Copy the data that follows exactly. Include no pictures.
_ _ _
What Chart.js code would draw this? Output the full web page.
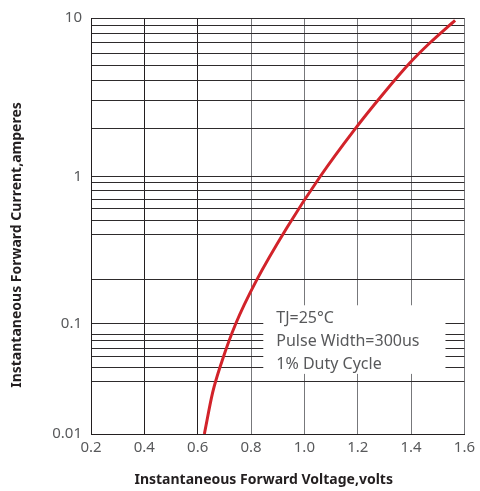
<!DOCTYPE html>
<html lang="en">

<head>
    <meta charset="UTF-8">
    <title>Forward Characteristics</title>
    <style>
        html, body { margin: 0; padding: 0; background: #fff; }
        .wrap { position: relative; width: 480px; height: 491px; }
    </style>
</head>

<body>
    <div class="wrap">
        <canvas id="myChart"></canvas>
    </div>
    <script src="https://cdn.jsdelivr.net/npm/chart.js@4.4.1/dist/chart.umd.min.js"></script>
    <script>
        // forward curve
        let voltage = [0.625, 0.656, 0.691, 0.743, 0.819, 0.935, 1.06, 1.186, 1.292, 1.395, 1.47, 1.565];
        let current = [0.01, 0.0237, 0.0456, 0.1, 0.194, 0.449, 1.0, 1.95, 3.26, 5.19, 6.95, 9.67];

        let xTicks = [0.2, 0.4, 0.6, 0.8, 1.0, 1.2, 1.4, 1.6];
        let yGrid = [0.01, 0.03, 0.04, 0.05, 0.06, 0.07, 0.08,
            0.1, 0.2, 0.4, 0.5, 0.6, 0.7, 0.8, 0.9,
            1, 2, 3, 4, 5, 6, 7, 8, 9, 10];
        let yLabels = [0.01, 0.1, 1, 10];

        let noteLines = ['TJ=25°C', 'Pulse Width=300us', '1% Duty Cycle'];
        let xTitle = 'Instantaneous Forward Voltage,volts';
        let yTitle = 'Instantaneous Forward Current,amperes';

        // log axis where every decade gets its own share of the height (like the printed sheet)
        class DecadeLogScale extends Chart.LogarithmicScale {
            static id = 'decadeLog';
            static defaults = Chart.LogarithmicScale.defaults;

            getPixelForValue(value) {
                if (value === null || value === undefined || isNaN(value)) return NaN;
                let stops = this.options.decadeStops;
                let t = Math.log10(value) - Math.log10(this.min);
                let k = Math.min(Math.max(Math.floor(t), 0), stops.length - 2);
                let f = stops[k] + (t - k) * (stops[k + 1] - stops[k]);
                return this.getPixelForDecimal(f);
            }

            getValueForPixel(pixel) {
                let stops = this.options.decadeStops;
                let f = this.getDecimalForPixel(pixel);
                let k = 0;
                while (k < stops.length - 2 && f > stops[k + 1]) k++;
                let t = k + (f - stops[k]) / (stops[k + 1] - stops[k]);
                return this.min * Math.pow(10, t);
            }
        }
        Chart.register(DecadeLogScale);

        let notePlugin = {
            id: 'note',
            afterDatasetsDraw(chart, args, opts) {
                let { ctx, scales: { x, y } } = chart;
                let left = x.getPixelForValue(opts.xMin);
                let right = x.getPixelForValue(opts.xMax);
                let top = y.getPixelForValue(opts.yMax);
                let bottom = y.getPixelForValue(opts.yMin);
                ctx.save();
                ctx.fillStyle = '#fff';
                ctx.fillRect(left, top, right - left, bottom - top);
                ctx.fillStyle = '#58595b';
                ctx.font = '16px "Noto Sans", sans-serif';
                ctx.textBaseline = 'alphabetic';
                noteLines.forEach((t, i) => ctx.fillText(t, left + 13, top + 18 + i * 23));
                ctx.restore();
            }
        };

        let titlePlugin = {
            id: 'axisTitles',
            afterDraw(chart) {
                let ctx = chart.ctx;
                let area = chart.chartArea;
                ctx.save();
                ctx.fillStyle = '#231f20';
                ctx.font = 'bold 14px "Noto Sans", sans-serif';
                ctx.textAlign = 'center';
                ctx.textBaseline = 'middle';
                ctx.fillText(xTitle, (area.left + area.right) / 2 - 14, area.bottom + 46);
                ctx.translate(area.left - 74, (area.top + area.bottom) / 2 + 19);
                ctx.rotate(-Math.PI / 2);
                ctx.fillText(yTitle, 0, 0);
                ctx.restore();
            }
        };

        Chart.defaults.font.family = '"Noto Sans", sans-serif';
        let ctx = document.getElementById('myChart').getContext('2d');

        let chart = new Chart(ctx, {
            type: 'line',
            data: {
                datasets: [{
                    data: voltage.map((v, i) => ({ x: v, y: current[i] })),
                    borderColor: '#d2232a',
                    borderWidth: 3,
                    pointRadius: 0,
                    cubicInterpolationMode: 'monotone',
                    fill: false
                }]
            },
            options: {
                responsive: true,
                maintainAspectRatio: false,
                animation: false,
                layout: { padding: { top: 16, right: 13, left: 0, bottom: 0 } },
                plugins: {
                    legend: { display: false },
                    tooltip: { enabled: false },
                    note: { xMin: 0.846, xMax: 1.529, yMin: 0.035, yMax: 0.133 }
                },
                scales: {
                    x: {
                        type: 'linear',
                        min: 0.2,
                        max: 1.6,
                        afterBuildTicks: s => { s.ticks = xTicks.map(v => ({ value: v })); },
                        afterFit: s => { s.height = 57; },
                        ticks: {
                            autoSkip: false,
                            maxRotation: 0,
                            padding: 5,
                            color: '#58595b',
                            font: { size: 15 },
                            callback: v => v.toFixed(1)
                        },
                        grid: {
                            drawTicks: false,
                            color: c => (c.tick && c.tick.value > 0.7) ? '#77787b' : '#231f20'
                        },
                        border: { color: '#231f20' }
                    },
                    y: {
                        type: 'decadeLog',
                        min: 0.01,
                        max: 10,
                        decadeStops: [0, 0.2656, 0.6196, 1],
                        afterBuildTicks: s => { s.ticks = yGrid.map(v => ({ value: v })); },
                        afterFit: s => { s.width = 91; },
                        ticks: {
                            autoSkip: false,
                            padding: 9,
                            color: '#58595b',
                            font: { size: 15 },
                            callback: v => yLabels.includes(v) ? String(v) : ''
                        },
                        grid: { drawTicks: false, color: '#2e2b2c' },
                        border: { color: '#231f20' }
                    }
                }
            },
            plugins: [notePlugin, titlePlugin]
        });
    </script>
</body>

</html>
_ _ _
## Answer for this exercise
What Chart.js code would draw this? Output the full web page.
<!DOCTYPE html>
<html lang="en">

<head>
    <meta charset="UTF-8">
    <title>Forward Characteristics</title>
    <style>
        html, body { margin: 0; padding: 0; background: #fff; }
        .wrap { position: relative; width: 480px; height: 491px; }
    </style>
</head>

<body>
    <div class="wrap">
        <canvas id="myChart"></canvas>
    </div>
    <script src="https://cdn.jsdelivr.net/npm/chart.js@4.4.1/dist/chart.umd.min.js"></script>
    <script>
        // forward curve
        let voltage = [0.625, 0.656, 0.691, 0.743, 0.819, 0.935, 1.06, 1.186, 1.292, 1.395, 1.47, 1.565];
        let current = [0.01, 0.0237, 0.0456, 0.1, 0.194, 0.449, 1.0, 1.95, 3.26, 5.19, 6.95, 9.67];

        let xTicks = [0.2, 0.4, 0.6, 0.8, 1.0, 1.2, 1.4, 1.6];
        let yGrid = [0.01, 0.03, 0.04, 0.05, 0.06, 0.07, 0.08,
            0.1, 0.2, 0.4, 0.5, 0.6, 0.7, 0.8, 0.9,
            1, 2, 3, 4, 5, 6, 7, 8, 9, 10];
        let yLabels = [0.01, 0.1, 1, 10];

        let noteLines = ['TJ=25°C', 'Pulse Width=300us', '1% Duty Cycle'];
        let xTitle = 'Instantaneous Forward Voltage,volts';
        let yTitle = 'Instantaneous Forward Current,amperes';

        // log axis where every decade gets its own share of the height (like the printed sheet)
        class DecadeLogScale extends Chart.LogarithmicScale {
            static id = 'decadeLog';
            static defaults = Chart.LogarithmicScale.defaults;

            getPixelForValue(value) {
                if (value === null || value === undefined || isNaN(value)) return NaN;
                let stops = this.options.decadeStops;
                let t = Math.log10(value) - Math.log10(this.min);
                let k = Math.min(Math.max(Math.floor(t), 0), stops.length - 2);
                let f = stops[k] + (t - k) * (stops[k + 1] - stops[k]);
                return this.getPixelForDecimal(f);
            }

            getValueForPixel(pixel) {
                let stops = this.options.decadeStops;
                let f = this.getDecimalForPixel(pixel);
                let k = 0;
                while (k < stops.length - 2 && f > stops[k + 1]) k++;
                let t = k + (f - stops[k]) / (stops[k + 1] - stops[k]);
                return this.min * Math.pow(10, t);
            }
        }
        Chart.register(DecadeLogScale);

        let notePlugin = {
            id: 'note',
            afterDatasetsDraw(chart, args, opts) {
                let { ctx, scales: { x, y } } = chart;
                let left = x.getPixelForValue(opts.xMin);
                let right = x.getPixelForValue(opts.xMax);
                let top = y.getPixelForValue(opts.yMax);
                let bottom = y.getPixelForValue(opts.yMin);
                ctx.save();
                ctx.fillStyle = '#fff';
                ctx.fillRect(left, top, right - left, bottom - top);
                ctx.fillStyle = '#58595b';
                ctx.font = '16px "Noto Sans", sans-serif';
                ctx.textBaseline = 'alphabetic';
                noteLines.forEach((t, i) => ctx.fillText(t, left + 13, top + 18 + i * 23));
                ctx.restore();
            }
        };

        let titlePlugin = {
            id: 'axisTitles',
            afterDraw(chart) {
                let ctx = chart.ctx;
                let area = chart.chartArea;
                ctx.save();
                ctx.fillStyle = '#231f20';
                ctx.font = 'bold 14px "Noto Sans", sans-serif';
                ctx.textAlign = 'center';
                ctx.textBaseline = 'middle';
                ctx.fillText(xTitle, (area.left + area.right) / 2 - 14, area.bottom + 46);
                ctx.translate(area.left - 74, (area.top + area.bottom) / 2 + 19);
                ctx.rotate(-Math.PI / 2);
                ctx.fillText(yTitle, 0, 0);
                ctx.restore();
            }
        };

        Chart.defaults.font.family = '"Noto Sans", sans-serif';
        let ctx = document.getElementById('myChart').getContext('2d');

        let chart = new Chart(ctx, {
            type: 'line',
            data: {
                datasets: [{
                    data: voltage.map((v, i) => ({ x: v, y: current[i] })),
                    borderColor: '#d2232a',
                    borderWidth: 3,
                    pointRadius: 0,
                    cubicInterpolationMode: 'monotone',
                    fill: false
                }]
            },
            options: {
                responsive: true,
                maintainAspectRatio: false,
                animation: false,
                layout: { padding: { top: 16, right: 13, left: 0, bottom: 0 } },
                plugins: {
                    legend: { display: false },
                    tooltip: { enabled: false },
                    note: { xMin: 0.846, xMax: 1.529, yMin: 0.035, yMax: 0.133 }
                },
                scales: {
                    x: {
                        type: 'linear',
                        min: 0.2,
                        max: 1.6,
                        afterBuildTicks: s => { s.ticks = xTicks.map(v => ({ value: v })); },
                        afterFit: s => { s.height = 57; },
                        ticks: {
                            autoSkip: false,
                            maxRotation: 0,
                            padding: 5,
                            color: '#58595b',
                            font: { size: 15 },
                            callback: v => v.toFixed(1)
                        },
                        grid: {
                            drawTicks: false,
                            color: c => (c.tick && c.tick.value > 0.7) ? '#77787b' : '#231f20'
                        },
                        border: { color: '#231f20' }
                    },
                    y: {
                        type: 'decadeLog',
                        min: 0.01,
                        max: 10,
                        decadeStops: [0, 0.2656, 0.6196, 1],
                        afterBuildTicks: s => { s.ticks = yGrid.map(v => ({ value: v })); },
                        afterFit: s => { s.width = 91; },
                        ticks: {
                            autoSkip: false,
                            padding: 9,
                            color: '#58595b',
                            font: { size: 15 },
                            callback: v => yLabels.includes(v) ? String(v) : ''
                        },
                        grid: { drawTicks: false, color: '#2e2b2c' },
                        border: { color: '#231f20' }
                    }
                }
            },
            plugins: [notePlugin, titlePlugin]
        });
    </script>
</body>

</html>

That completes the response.